Skip every image and restate the data word for word.

§ Recorded data:
◇ ◇ ◇ ◇ ◇ ◇ ◇

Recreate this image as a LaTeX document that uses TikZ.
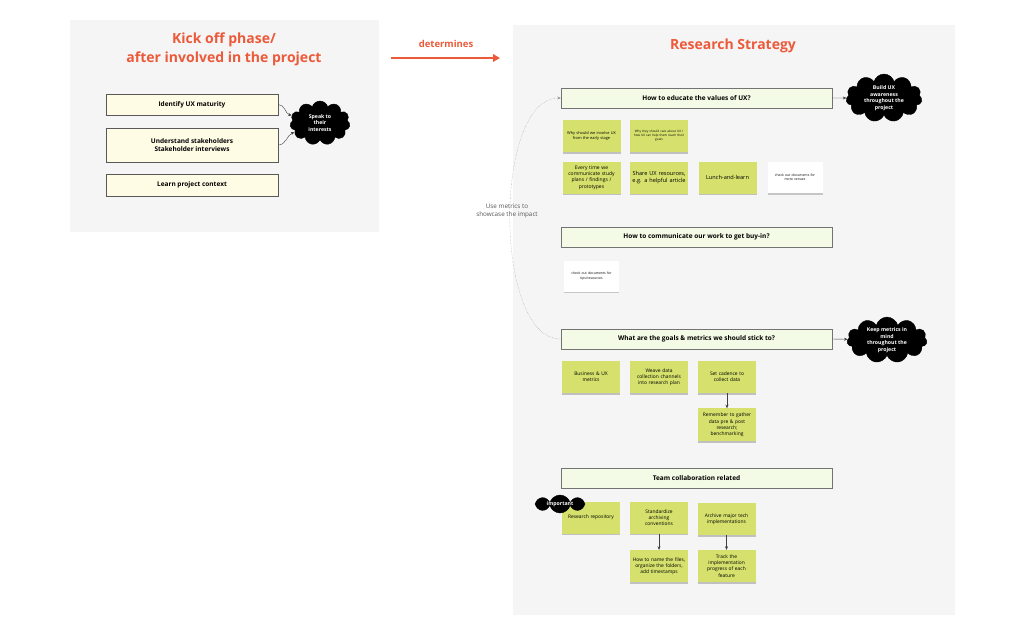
\documentclass[tikz,border=0pt]{standalone}
\usepackage{fontspec}
\setmainfont{Open Sans}
\usepackage{tikz}
\usetikzlibrary{shapes.symbols,arrows.meta,positioning,shadows}

\definecolor{titleorange}{HTML}{EC5A3A}
\definecolor{panelgray}{HTML}{F5F5F5}
\definecolor{creamfill}{HTML}{FFFCE6}
\definecolor{questionfill}{HTML}{F3FAE5}
\definecolor{stickygreen}{HTML}{D5E16C}
\definecolor{captiongray}{HTML}{555555}

\hyphenpenalty=10000
\exhyphenpenalty=10000

\begin{document}
\begin{tikzpicture}[
    x=1pt, y=-1pt,
    panel/.style={fill=panelgray, draw=none, inner sep=0pt},
    heading/.style={text=titleorange, font=\fontsize{14}{19}\selectfont\bfseries, align=center},
    stepbox/.style={draw=black!65, fill=creamfill, minimum width=172pt, inner sep=2pt, align=center, font=\fontsize{6.5}{8.5}\selectfont\bfseries},
    question/.style={draw=black!55, fill=questionfill, minimum width=271pt, minimum height=20pt, inner sep=1pt, font=\fontsize{6.5}{8}\selectfont\bfseries},
    sticky/.style={fill=stickygreen, minimum width=58pt, minimum height=32pt, text width=56pt, inner sep=0pt, align=center,
        font=\fontsize{4.9}{6.2}\selectfont,
        drop shadow={shadow xshift=0pt, shadow yshift=-1.5pt, fill=black!45, opacity=0.5}},
    note/.style={fill=white, minimum width=55pt, minimum height=31pt, text width=53pt, inner sep=0pt, align=center,
        font=\fontsize{3.4}{4.4}\selectfont,
        drop shadow={shadow xshift=0pt, shadow yshift=-1.5pt, fill=black!40, opacity=0.5}},
    thought/.style={cloud, cloud puffs=11, cloud ignores aspect, fill=black, draw=black, text=white, inner sep=0pt, align=center,
        font=\fontsize{5.2}{6.5}\selectfont\bfseries},
    link/.style={-{Stealth[length=3.5pt,width=3pt]}, black!75, line width=0.4pt}
]
\useasboundingbox (0,0) rectangle (1024,635);

% panels
\node[panel, minimum width=309pt, minimum height=212pt] (kickpanel) at (224.5,126) {};
\node[panel, minimum width=442pt, minimum height=590pt] (stratpanel) at (734,320) {};

% kick off side
\node[heading] (kicktitle) at (224,49) {Kick off phase/\\after involved in the project};
\node[stepbox, minimum height=21pt] (maturity) at (192,104.5) {Identify UX maturity};
\node[stepbox, minimum height=34pt] (stakeholders) at (192,145) {Understand stakeholders\\Stakeholder interviews};
\node[stepbox, minimum height=22pt] (context) at (192,185) {Learn project context};
\node[thought, minimum width=60pt, minimum height=44pt] (interests) at (320,123) {Speak to\\their\\interests};

\draw[link] (maturity.east) to[out=0, in=165] (interests);
\draw[link] (stakeholders.east) to[out=0, in=200] (interests);

% determines
\node[text=titleorange, font=\fontsize{9.5}{11}\selectfont\bfseries] (determ) at (446,44) {determines};
\coordinate (detstart) at (391,58);
\coordinate (detend) at (500,58);
\draw[titleorange, line width=2pt, -{Triangle[length=7pt,width=7.5pt]}] (detstart) -- (detend);

% research strategy side
\node[heading] (strattitle) at (733,46) {Research Strategy};

\node[question] (edu) at (696.5,98) {How to educate the values of UX?};
\node[thought, minimum width=76pt, minimum height=48pt] (awareness) at (884,98) {Build UX\\awareness\\throughout the\\project};
\draw[link] (edu.east) -- (awareness);

\node[sticky, font=\fontsize{3.9}{5}\selectfont] (whyearly) at (591.5,136) {Why should we involve UX\\from the early stage};
\node[sticky, font=\fontsize{3.1}{4}\selectfont] (whycare) at (659,136) {Why they should care about UX /\\how UX can help them reach their\\goals};
\node[sticky, font=\fontsize{5}{6.4}\selectfont] (everytime) at (591.5,177.5) {Every time we\\communicate study\\plans / findings /\\prototypes};
\node[sticky, font=\fontsize{5.6}{7}\selectfont] (share) at (659,177.5) {Share UX resources,\\e.g. a helpful article};
\node[sticky, font=\fontsize{5.6}{7}\selectfont] (lunch) at (727.5,177.5) {Lunch-and-learn};
\node[note] (venues) at (795,177.5) {check out documents for\\more venues};

\node[text=captiongray, align=center, font=\fontsize{6.3}{8}\selectfont] (usemetrics) at (507,211) {Use metrics to\\showcase the impact};

\node[question] (comm) at (696.5,237) {How to communicate our work to get buy-in?};
\node[note] (tips) at (591.5,276) {check out documents for\\tips/resources};

\node[question] (goals) at (696.5,339) {What are the goals \& metrics we should stick to?};
\node[thought, minimum width=80pt, minimum height=44pt] (keepmetrics) at (887,340) {Keep metrics in\\mind\\throughout the\\project};
\draw[link] (goals.east) -- (keepmetrics);
\draw[link, gray!80, densely dotted] (goals.west) to[out=180, in=180, looseness=0.72] (edu.west);

\node[sticky] (bizmetrics) at (591,377) {Business \& UX\\metrics};
\node[sticky] (weave) at (659,377) {Weave data\\collection channels\\into research plan};
\node[sticky] (cadence) at (727,377) {Set cadence to\\collect data};
\node[sticky, minimum height=33pt] (remember) [below=15pt of cadence] {Remember to gather\\data pre \& post\\research;\\benchmarking};
\draw[link] (cadence) -- (remember);

\node[question] (team) at (696.5,478) {Team collaboration related};
\node[sticky] (repo) at (591,517.5) {Research repository};
\node[sticky] (standard) at (659,517.5) {Standardize\\archiving\\conventions};
\node[sticky] (archive) at (726.5,519) {Archive major tech\\implementations};
\node[sticky] (naming) at (659,566) {How to name the files,\\organize the folders,\\add timestamps};
\node[sticky] (track) at (726.5,566) {Track the\\implementation\\progress of each\\feature};
\draw[link] (standard) -- (naming);
\draw[link] (archive) -- (track);
\node[thought, cloud puffs=8, minimum width=50pt, minimum height=18pt] (important) at (560,504) {important};
\end{tikzpicture}
\end{document}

◇ ◇ ◇ ◇ ◇ ◇ ◇

§ Result of the exercise:
Recreate this image as a LaTeX document that uses TikZ.
\documentclass[tikz,border=0pt]{standalone}
\usepackage{fontspec}
\setmainfont{Open Sans}
\usepackage{tikz}
\usetikzlibrary{shapes.symbols,arrows.meta,positioning,shadows}

\definecolor{titleorange}{HTML}{EC5A3A}
\definecolor{panelgray}{HTML}{F5F5F5}
\definecolor{creamfill}{HTML}{FFFCE6}
\definecolor{questionfill}{HTML}{F3FAE5}
\definecolor{stickygreen}{HTML}{D5E16C}
\definecolor{captiongray}{HTML}{555555}

\hyphenpenalty=10000
\exhyphenpenalty=10000

\begin{document}
\begin{tikzpicture}[
    x=1pt, y=-1pt,
    panel/.style={fill=panelgray, draw=none, inner sep=0pt},
    heading/.style={text=titleorange, font=\fontsize{14}{19}\selectfont\bfseries, align=center},
    stepbox/.style={draw=black!65, fill=creamfill, minimum width=172pt, inner sep=2pt, align=center, font=\fontsize{6.5}{8.5}\selectfont\bfseries},
    question/.style={draw=black!55, fill=questionfill, minimum width=271pt, minimum height=20pt, inner sep=1pt, font=\fontsize{6.5}{8}\selectfont\bfseries},
    sticky/.style={fill=stickygreen, minimum width=58pt, minimum height=32pt, text width=56pt, inner sep=0pt, align=center,
        font=\fontsize{4.9}{6.2}\selectfont,
        drop shadow={shadow xshift=0pt, shadow yshift=-1.5pt, fill=black!45, opacity=0.5}},
    note/.style={fill=white, minimum width=55pt, minimum height=31pt, text width=53pt, inner sep=0pt, align=center,
        font=\fontsize{3.4}{4.4}\selectfont,
        drop shadow={shadow xshift=0pt, shadow yshift=-1.5pt, fill=black!40, opacity=0.5}},
    thought/.style={cloud, cloud puffs=11, cloud ignores aspect, fill=black, draw=black, text=white, inner sep=0pt, align=center,
        font=\fontsize{5.2}{6.5}\selectfont\bfseries},
    link/.style={-{Stealth[length=3.5pt,width=3pt]}, black!75, line width=0.4pt}
]
\useasboundingbox (0,0) rectangle (1024,635);

% panels
\node[panel, minimum width=309pt, minimum height=212pt] (kickpanel) at (224.5,126) {};
\node[panel, minimum width=442pt, minimum height=590pt] (stratpanel) at (734,320) {};

% kick off side
\node[heading] (kicktitle) at (224,49) {Kick off phase/\\after involved in the project};
\node[stepbox, minimum height=21pt] (maturity) at (192,104.5) {Identify UX maturity};
\node[stepbox, minimum height=34pt] (stakeholders) at (192,145) {Understand stakeholders\\Stakeholder interviews};
\node[stepbox, minimum height=22pt] (context) at (192,185) {Learn project context};
\node[thought, minimum width=60pt, minimum height=44pt] (interests) at (320,123) {Speak to\\their\\interests};

\draw[link] (maturity.east) to[out=0, in=165] (interests);
\draw[link] (stakeholders.east) to[out=0, in=200] (interests);

% determines
\node[text=titleorange, font=\fontsize{9.5}{11}\selectfont\bfseries] (determ) at (446,44) {determines};
\coordinate (detstart) at (391,58);
\coordinate (detend) at (500,58);
\draw[titleorange, line width=2pt, -{Triangle[length=7pt,width=7.5pt]}] (detstart) -- (detend);

% research strategy side
\node[heading] (strattitle) at (733,46) {Research Strategy};

\node[question] (edu) at (696.5,98) {How to educate the values of UX?};
\node[thought, minimum width=76pt, minimum height=48pt] (awareness) at (884,98) {Build UX\\awareness\\throughout the\\project};
\draw[link] (edu.east) -- (awareness);

\node[sticky, font=\fontsize{3.9}{5}\selectfont] (whyearly) at (591.5,136) {Why should we involve UX\\from the early stage};
\node[sticky, font=\fontsize{3.1}{4}\selectfont] (whycare) at (659,136) {Why they should care about UX /\\how UX can help them reach their\\goals};
\node[sticky, font=\fontsize{5}{6.4}\selectfont] (everytime) at (591.5,177.5) {Every time we\\communicate study\\plans / findings /\\prototypes};
\node[sticky, font=\fontsize{5.6}{7}\selectfont] (share) at (659,177.5) {Share UX resources,\\e.g. a helpful article};
\node[sticky, font=\fontsize{5.6}{7}\selectfont] (lunch) at (727.5,177.5) {Lunch-and-learn};
\node[note] (venues) at (795,177.5) {check out documents for\\more venues};

\node[text=captiongray, align=center, font=\fontsize{6.3}{8}\selectfont] (usemetrics) at (507,211) {Use metrics to\\showcase the impact};

\node[question] (comm) at (696.5,237) {How to communicate our work to get buy-in?};
\node[note] (tips) at (591.5,276) {check out documents for\\tips/resources};

\node[question] (goals) at (696.5,339) {What are the goals \& metrics we should stick to?};
\node[thought, minimum width=80pt, minimum height=44pt] (keepmetrics) at (887,340) {Keep metrics in\\mind\\throughout the\\project};
\draw[link] (goals.east) -- (keepmetrics);
\draw[link, gray!80, densely dotted] (goals.west) to[out=180, in=180, looseness=0.72] (edu.west);

\node[sticky] (bizmetrics) at (591,377) {Business \& UX\\metrics};
\node[sticky] (weave) at (659,377) {Weave data\\collection channels\\into research plan};
\node[sticky] (cadence) at (727,377) {Set cadence to\\collect data};
\node[sticky, minimum height=33pt] (remember) [below=15pt of cadence] {Remember to gather\\data pre \& post\\research;\\benchmarking};
\draw[link] (cadence) -- (remember);

\node[question] (team) at (696.5,478) {Team collaboration related};
\node[sticky] (repo) at (591,517.5) {Research repository};
\node[sticky] (standard) at (659,517.5) {Standardize\\archiving\\conventions};
\node[sticky] (archive) at (726.5,519) {Archive major tech\\implementations};
\node[sticky] (naming) at (659,566) {How to name the files,\\organize the folders,\\add timestamps};
\node[sticky] (track) at (726.5,566) {Track the\\implementation\\progress of each\\feature};
\draw[link] (standard) -- (naming);
\draw[link] (archive) -- (track);
\node[thought, cloud puffs=8, minimum width=50pt, minimum height=18pt] (important) at (560,504) {important};
\end{tikzpicture}
\end{document}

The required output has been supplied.